In June 2010, Westport was asked by The National Petroleum Council (NPC) to participate in a national transportation energy study. Dr. Steven Chu, the U.S. Secretary of Energy had asked the NPC to identify what mix of alternative fuels and vehicles could be possible in 2050 to shift the transportation sector towards better reliability, security, independence and lower carbon, along with a 50 percent greenhouse gas emission reduction.
The is a U.S. federal advisory committee established in 1946 to advise the Secretary of Energy on oil and gas related matters. Since its formation in 1946, the Council has prepared over 200 reports, which deal with virtually every aspect of oil and gas operations.
More than 400 people representing all areas of industry and government have participated in the study to date. Mike Gallagher (Westport Senior Advisor and former President of Westport) recruited and chaired a 60-person natural gas team with representatives from OEMs, major oil and gas companies, fuel supply/demand, academia and non-governmental organizations, and led the draft of a comprehensive chapter addressing the natural gas fuel supply chain and engines/vehicles. Mike sees Westport participation in the study as an excellent opportunity to influence the thinking and policy of the US Administration on transportation alternative fuels and natural gas. An added benefit: “Westport is also gaining visibility with a large array of major oil companies, and other key stakeholders in the US energy system,” he says.
In addition to her role at Westport, Karen Hamberg (Westport Vice President of Sustainable Energy Futures) was seconded to the study as a core member of four teams: i) natural gas, ii) GHG emission reductions, iii) heavy duty economics, and iv) report integration. As the study moves toward completion, she is heavily involved in the report editing team to finalize the remaining chapters.

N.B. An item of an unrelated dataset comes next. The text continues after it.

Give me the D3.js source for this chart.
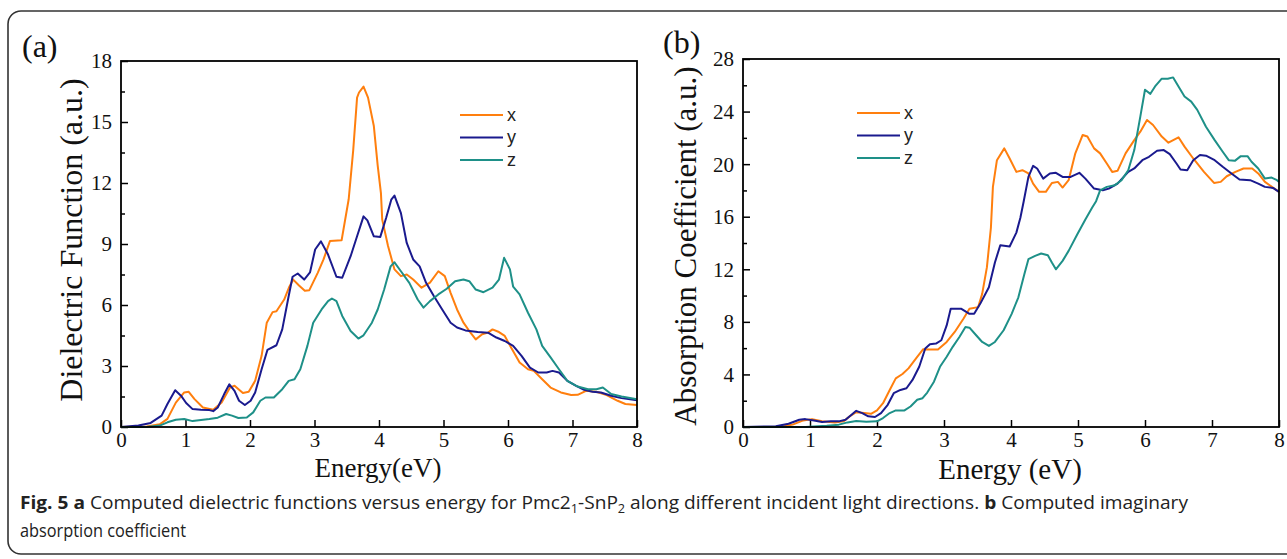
<!DOCTYPE html>
<html><head><meta charset="utf-8">
<script src="https://cdn.jsdelivr.net/npm/d3@7"></script>
<style>body{margin:0;background:#fff}svg{display:block}</style>
</head><body>
<svg id="c" width="1287" height="559"></svg>
<script>
// ---------- DATA ----------
const seriesNames = ["x", "y", "z"];
const xTicks = [0, 1, 2, 3, 4, 5, 6, 7, 8];
const dielTicks = [0, 3, 6, 9, 12, 15, 18];
const absTicks = [0, 4, 8, 12, 16, 20, 24, 28];

// (a) Dielectric function  [energy eV, value]
const dielX = [[0,0],[0.4,0.03],[0.6,0.13],[0.72,0.4],[0.85,1.2],[0.98,1.7],[1.05,1.73],[1.14,1.37],[1.27,0.96],[1.43,0.85],[1.56,1.2],[1.69,1.94],[1.76,2.03],[1.89,1.67],[1.98,1.73],[2.08,2.27],[2.18,3.5],[2.26,5.13],[2.35,5.65],[2.41,5.69],[2.53,6.27],[2.61,6.9],[2.67,7.25],[2.76,6.96],[2.85,6.7],[2.92,6.73],[3.05,7.58],[3.14,8.24],[3.24,9.15],[3.42,9.18],[3.53,11.2],[3.6,13.6],[3.66,16.2],[3.69,16.45],[3.76,16.74],[3.83,16.2],[3.92,14.8],[3.98,12.85],[4.03,11.5],[4.05,10.2],[4.14,8.9],[4.24,7.75],[4.34,7.42],[4.43,7.5],[4.53,7.25],[4.66,6.85],[4.79,7.1],[4.92,7.66],[5.02,7.42],[5.11,6.6],[5.21,5.78],[5.31,5.13],[5.4,4.72],[5.5,4.31],[5.6,4.56],[5.69,4.64],[5.76,4.8],[5.86,4.67],[5.95,4.48],[6.05,3.9],[6.18,3.17],[6.31,2.84],[6.4,2.76],[6.53,2.35],[6.66,1.94],[6.82,1.7],[6.98,1.57],[7.08,1.58],[7.21,1.78],[7.37,1.73],[7.53,1.57],[7.7,1.29],[7.82,1.13],[8,1.08]];
const dielY = [[0,0],[0.27,0.07],[0.46,0.2],[0.63,0.56],[0.72,1.13],[0.84,1.81],[0.93,1.54],[1.01,1.18],[1.11,0.88],[1.24,0.85],[1.37,0.83],[1.43,0.78],[1.5,0.96],[1.6,1.62],[1.68,2.1],[1.76,1.78],[1.83,1.29],[1.92,1.08],[2.01,1.29],[2.08,1.7],[2.18,2.84],[2.27,3.79],[2.41,4.02],[2.5,4.8],[2.6,6.44],[2.66,7.39],[2.74,7.55],[2.84,7.25],[2.93,7.6],[3.01,8.73],[3.1,9.13],[3.21,8.48],[3.34,7.39],[3.43,7.34],[3.56,8.4],[3.66,9.38],[3.76,10.36],[3.82,10.16],[3.92,9.38],[4.02,9.35],[4.11,10.28],[4.19,11.18],[4.24,11.38],[4.34,10.52],[4.43,9.05],[4.53,8.24],[4.63,7.9],[4.73,7.09],[4.85,6.44],[4.98,5.78],[5.11,5.13],[5.21,4.89],[5.34,4.75],[5.53,4.67],[5.69,4.64],[5.82,4.4],[5.95,4.23],[6.08,3.99],[6.21,3.5],[6.34,2.92],[6.47,2.68],[6.6,2.68],[6.69,2.76],[6.79,2.68],[6.92,2.27],[7.05,2.03],[7.18,1.83],[7.31,1.73],[7.44,1.7],[7.6,1.54],[7.76,1.42],[8,1.32]];
const dielZ = [[0,0],[0.4,0],[0.6,0.07],[0.72,0.23],[0.85,0.36],[0.98,0.39],[1.11,0.29],[1.24,0.34],[1.37,0.39],[1.5,0.46],[1.63,0.64],[1.72,0.56],[1.82,0.44],[1.95,0.47],[2.05,0.72],[2.16,1.29],[2.24,1.45],[2.37,1.45],[2.5,1.86],[2.6,2.27],[2.69,2.35],[2.78,2.84],[2.89,3.99],[2.98,5.13],[3.11,5.78],[3.21,6.19],[3.27,6.32],[3.34,6.19],[3.43,5.46],[3.56,4.72],[3.68,4.35],[3.76,4.51],[3.89,5.13],[3.98,5.78],[4.08,6.76],[4.18,7.9],[4.24,8.1],[4.34,7.66],[4.47,7.09],[4.6,6.27],[4.69,5.87],[4.79,6.19],[4.92,6.52],[5.05,6.8],[5.18,7.17],[5.31,7.25],[5.4,7.17],[5.5,6.76],[5.62,6.63],[5.76,6.85],[5.86,7.25],[5.94,8.32],[6.03,7.75],[6.08,6.9],[6.18,6.52],[6.31,5.62],[6.44,4.8],[6.53,3.99],[6.66,3.42],[6.79,2.84],[6.92,2.27],[7.08,1.99],[7.24,1.86],[7.37,1.86],[7.47,1.94],[7.6,1.62],[7.76,1.5],[8,1.37]];

// (b) Absorption coefficient [energy eV, value]
const absX = [[0,0],[0.55,0],[0.74,0.18],[0.9,0.5],[1.03,0.6],[1.18,0.43],[1.37,0.35],[1.5,0.43],[1.59,0.8],[1.69,1.13],[1.81,1.06],[1.91,1.0],[2.0,1.26],[2.09,1.81],[2.19,2.82],[2.28,3.7],[2.38,4.03],[2.47,4.46],[2.6,5.34],[2.69,5.92],[2.79,5.89],[2.91,5.89],[3.04,6.47],[3.16,7.23],[3.29,8.24],[3.38,8.99],[3.51,9.12],[3.57,10.13],[3.64,12.14],[3.7,15.16],[3.73,18.27],[3.79,20.3],[3.9,21.2],[3.98,20.43],[4.08,19.41],[4.17,19.54],[4.26,19.29],[4.33,18.52],[4.42,17.89],[4.52,17.89],[4.61,18.57],[4.7,18.65],[4.77,18.22],[4.86,18.78],[4.96,20.82],[5.07,22.22],[5.14,22.1],[5.24,21.2],[5.33,20.82],[5.43,20.05],[5.51,19.41],[5.59,19.49],[5.71,20.82],[5.84,21.83],[5.93,22.47],[6.03,23.36],[6.12,22.98],[6.25,22.1],[6.35,21.63],[6.5,22.04],[6.59,21.33],[6.72,20.43],[6.88,19.41],[7.03,18.57],[7.13,18.65],[7.22,19.08],[7.35,19.41],[7.47,19.67],[7.6,19.67],[7.69,19.29],[7.79,18.65],[7.91,18.22],[8,17.89]];
const absY = [[0,0],[0.49,0.05],[0.68,0.25],[0.84,0.55],[0.93,0.6],[1.06,0.5],[1.18,0.38],[1.31,0.43],[1.43,0.43],[1.53,0.55],[1.62,0.93],[1.69,1.23],[1.78,1.06],[1.87,0.81],[1.97,0.76],[2.06,1.06],[2.16,1.69],[2.25,2.57],[2.35,2.82],[2.44,2.95],[2.53,3.58],[2.63,4.58],[2.72,5.97],[2.79,6.3],[2.88,6.35],[2.96,6.6],[3.04,7.73],[3.1,8.99],[3.26,8.99],[3.38,8.61],[3.45,8.61],[3.54,9.37],[3.67,10.63],[3.76,12.52],[3.84,13.83],[3.98,13.73],[4.08,14.79],[4.14,15.92],[4.19,17.18],[4.26,19.03],[4.33,19.87],[4.39,19.67],[4.48,18.9],[4.58,19.29],[4.67,19.34],[4.77,19.03],[4.89,19.03],[5.02,19.34],[5.11,18.9],[5.24,18.14],[5.37,18.01],[5.46,18.14],[5.59,18.52],[5.75,19.41],[5.84,19.67],[5.96,20.3],[6.06,20.56],[6.18,21.02],[6.28,21.07],[6.37,20.76],[6.47,20.05],[6.53,19.59],[6.63,19.54],[6.72,20.3],[6.82,20.69],[6.91,20.64],[7.04,20.3],[7.16,19.8],[7.29,19.29],[7.41,18.83],[7.57,18.78],[7.69,18.52],[7.79,18.27],[7.91,18.19],[8,17.89]];
const absZ = [[0,0],[0.93,0],[1.25,0.1],[1.43,0.18],[1.56,0.35],[1.69,0.45],[1.84,0.4],[2.0,0.43],[2.09,0.68],[2.19,1.06],[2.28,1.26],[2.41,1.26],[2.5,1.56],[2.6,2.07],[2.68,2.19],[2.75,2.62],[2.85,3.45],[2.94,4.58],[3.04,5.34],[3.13,6.1],[3.23,6.85],[3.32,7.61],[3.38,7.56],[3.48,6.98],[3.57,6.47],[3.67,6.17],[3.76,6.47],[3.89,7.36],[4.01,8.61],[4.11,9.87],[4.2,11.64],[4.26,12.77],[4.36,13.02],[4.45,13.2],[4.55,13.07],[4.61,12.52],[4.67,12.0],[4.77,12.64],[4.86,13.4],[4.99,14.66],[5.11,15.79],[5.21,16.68],[5.27,17.18],[5.33,18.01],[5.43,18.27],[5.55,18.4],[5.65,18.78],[5.75,19.54],[5.84,21.07],[5.93,23.62],[6.0,25.66],[6.08,25.35],[6.15,25.91],[6.25,26.5],[6.34,26.5],[6.42,26.6],[6.5,25.91],[6.59,25.15],[6.69,24.76],[6.78,24.13],[6.91,22.85],[7.04,21.83],[7.16,20.94],[7.25,20.3],[7.34,20.25],[7.43,20.61],[7.53,20.61],[7.59,20.18],[7.69,19.67],[7.79,18.9],[7.89,18.98],[7.97,18.78],[8,18.65]];

const colors = ["#ff7f0e", "#1a1a8e", "#1e9088"];

// ---------- DRAW ----------
const svg = d3.select("#c");
const serif = "'Liberation Serif','Times New Roman',serif";

svg.append("rect").attr("x", 8).attr("y", 11).attr("width", 1300).attr("height", 543)
  .attr("rx", 13).attr("fill", "none").attr("stroke", "#333").attr("stroke-width", 1.6);

function panel(o) {
  const g = svg.append("g");
  const x = d3.scaleLinear().domain([0, 8]).range([o.x0, o.x1]);
  const y = d3.scaleLinear().domain([0, o.ymax]).range([o.y0, o.y1]);
  // minor ticks (y only)
  const minor = d3.range(o.ystep / 2, o.ymax, o.ystep);
  g.append("g").attr("transform", `translate(${o.x0},0)`)
    .call(d3.axisRight(y).tickValues(minor).tickSize(4).tickFormat(""))
    .call(a => a.select(".domain").remove())
    .selectAll("line").attr("stroke", "#000").attr("stroke-width", 1.5);
  // major y ticks inward, labels outside
  const ya = g.append("g").attr("transform", `translate(${o.x0},0)`)
    .call(d3.axisRight(y).tickValues(o.yTicks).tickSize(7).tickFormat(d3.format("d")));
  ya.select(".domain").remove();
  ya.selectAll("line").attr("stroke", "#000").attr("stroke-width", 1.5);
  ya.selectAll("text").attr("x", -9).attr("text-anchor", "end").attr("dy", "0.33em")
    .style("font-family", serif).style("font-size", "21px").attr("fill", "#111");
  // x ticks inward
  const xa = g.append("g").attr("transform", `translate(0,${o.y0})`)
    .call(d3.axisTop(x).tickValues(xTicks).tickSize(7).tickFormat(d3.format("d")));
  xa.select(".domain").remove();
  xa.selectAll("line").attr("stroke", "#000").attr("stroke-width", 1.5);
  xa.selectAll("text").attr("y", 5).attr("dy", "0.71em")
    .style("font-family", serif).style("font-size", "21px").attr("fill", "#111");

  const line = d3.line().x(d => x(d[0])).y(d => y(d[1]));
  o.series.forEach((s, i) => {
    g.append("path").datum(s).attr("d", line).attr("fill", "none")
      .attr("stroke", colors[i]).attr("stroke-width", 2).attr("stroke-linejoin", "round");
  });
  // frame
  g.append("rect").attr("x", o.x0).attr("y", o.y1).attr("width", o.x1 - o.x0).attr("height", o.y0 - o.y1)
    .attr("fill", "none").attr("stroke", "#000").attr("stroke-width", 1.8);

  // legend
  seriesNames.forEach((n, i) => {
    const ly = o.leg[1] + i * 22.5;
    g.append("line").attr("x1", o.leg[0]).attr("x2", o.leg[0] + 43).attr("y1", ly).attr("y2", ly)
      .attr("stroke", colors[i]).attr("stroke-width", 2);
    g.append("text").attr("x", o.leg[0] + 47).attr("y", ly).attr("dy", "0.33em").text(n)
      .style("font-family", "'Liberation Sans',Arial,sans-serif").style("font-size", "18px").attr("fill", "#222");
  });
  // titles
  g.append("text").attr("x", o.xtX).attr("y", o.xtY).attr("text-anchor", "middle")
    .style("font-family", serif).style("font-size", o.xtSize + "px").attr("fill", "#111").text(o.xtitle);
  g.append("text").attr("transform", `translate(${o.ytX},${o.ytY}) rotate(-90)`).attr("text-anchor", "middle")
    .style("font-family", serif).style("font-size", o.ytSize + "px").attr("fill", "#111").text(o.ytitle);
  g.append("text").attr("x", o.lab[0]).attr("y", o.lab[1])
    .style("font-family", serif).style("font-size", "32px").attr("fill", "#111").text(o.label);
}

panel({x0: 121, x1: 637, y0: 427, y1: 61, ymax: 18, ystep: 3, yTicks: dielTicks,
  series: [dielX, dielY, dielZ], leg: [460, 115],
  xtitle: "Energy(eV)", xtX: 378, xtY: 477, xtSize: 27,
  ytitle: "Dielectric Function (a.u.)", ytX: 82, ytY: 240, ytSize: 32,
  label: "(a)", lab: [22, 57]});

panel({x0: 743, x1: 1279, y0: 427, y1: 59, ymax: 28, ystep: 4, yTicks: absTicks,
  series: [absX, absY, absZ], leg: [857, 113],
  xtitle: "Energy (eV)", xtX: 1010, xtY: 479, xtSize: 29,
  ytitle: "Absorption Coefficient (a.u.)", ytX: 696, ytY: 246, ytSize: 31,
  label: "(b)", lab: [663, 53]});

// caption
const capFont = "'Open Sans','Noto Sans',sans-serif";
const c1 = svg.append("text").attr("x", 20).attr("y", 509)
  .style("font-family", capFont).style("font-size", "18px").attr("fill", "#222")
  .attr("textLength", 1168).attr("lengthAdjust", "spacingAndGlyphs");
c1.append("tspan").style("font-weight", "bold").text("Fig. 5 a");
c1.append("tspan").text(" Computed dielectric functions versus energy for Pmc2");
c1.append("tspan").attr("dy", 4).style("font-size", "12px").text("1");
c1.append("tspan").attr("dy", -4).text("-SnP");
c1.append("tspan").attr("dy", 4).style("font-size", "12px").text("2");
c1.append("tspan").attr("dy", -4).text(" along different incident light directions. ");
c1.append("tspan").style("font-weight", "bold").text("b");
c1.append("tspan").text(" Computed imaginary");
svg.append("text").attr("x", 20).attr("y", 537)
  .style("font-family", capFont).style("font-size", "18px").attr("fill", "#222")
  .attr("textLength", 166).attr("lengthAdjust", "spacingAndGlyphs")
  .text("absorption coefficient");
</script>
</body></html>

“The study is greatly raising understanding and credibility of the natural gas transportation industry among a wide array of thought leaders in government, industry, and academia,” Karen says. “There is currently a gap in the literature specific to natural gas for transportation. The quantitative and analytical phase of the study evaluates how the different fuels and vehicle technology streams would compete and integrate under a range of economic scenarios. Significant market shares for LD and HD vehicles will further support the economic competitiveness and environmental performance of natural gas vehicles.”
The study is grounded in technology and economics, and has been separated into two phases. In the first phase, each of the five fuel teams (natural gas, electricity, biofuels, hydrogen and liquid hydrocarbons) determined what contribution that particular fuel or vehicle technology could make to the greenhouse gas emissions targets and what economic, technical or regulatory barriers need to be overcome in order to reach those targets. Phase two was a lengthy analytical process to evaluate how different fuels and technologies would compete and integrate under differing economic scenarios. This resulted in detailed projections of the adoption of new technologies in the transport sector.